In 2 Timothy 1:16-18 Paul praises the family of Onesiphorus for the blessing they, and especially Onesiphorus, had been to him. Have you noticed that in the busyness of our generation we seem to have less and less time to do anything? We especially seem to have less time to be a blessing to others. As believers, shouldn’t we be experts at living for and serving others? How do we do it? Paul’s praise of Onesiphorus can certainly help us to answer that question.
We can be a blessing to others by refreshing them. He “oft refreshed me,” Paul wrote to Timothy. The word means to “cool off, relieve, or revive with fresh air.” It wasn’t just a passing thing either. It was something that had happened often! Paul was refreshed by the investment of this friend. He was revived. Apparently Onesiphorus was pretty good at giving of himself and his time and at knowing the needs of Paul and meeting them. When was the last time you invested in others? When was the last time someone was refreshed because of your “on purpose” investment in them? It may be that you could meet a need. Perhaps you could write a letter of encouragement. Perhaps you could just sit and talk. It may be that you could take someone to lunch or have someone in your home. The opportunities are limitless.
We can also be a blessing to others by spending time with them. In verse 17 Paul says that his friend “sought [him] out very diligently and found [him].” It always takes time to be a blessing to others. It takes time to practice “pure religion and undefiled” by visiting “the fatherless and widows in their affliction” (James 1:27). It takes time to speak with others and to edify them and “minister grace unto” them (Ephesians 4:29). It takes time for “iron to sharpen iron” and for me to speak health (cf. Proverbs 27:17; 12:18) to a brother or sister. No one can be a blessing to others without an investment of time.

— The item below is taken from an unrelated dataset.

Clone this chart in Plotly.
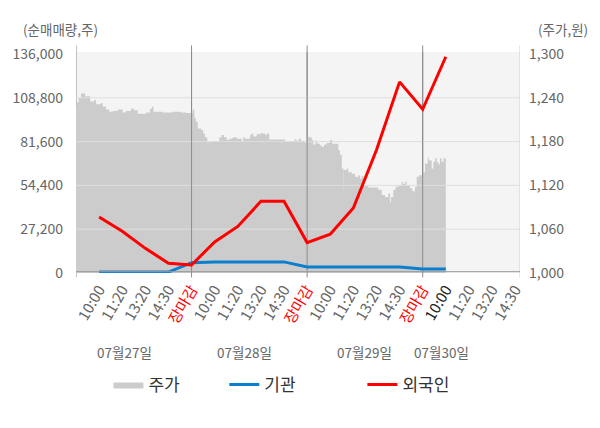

The final lesson that Paul teaches us here is that we can be a blessing to others by ministering to them. In verse 18, Paul speaks of “how many things he ministered unto me at Ephesus.” The word ministered means “to wait upon them, to serve them, to attend to them.” Remember Jesus washing His disciples feet? Visiting with Mary and Martha in their home? Speaking patiently and kindly to a woman by a well? Feeding 5,000 because there was no place to get food? In our fast-paced society, we all likely need help with this one. I know that I do.
The weekend is just around the corner. What will you do to refresh someone? With whom will you spend time? What could you do to minister to someone? All around us are people who are lonely, hurting, and searching. May God help us to become experts at being a blessing to others. I suspect that as we do, we will also find that it is a blessing to us as well.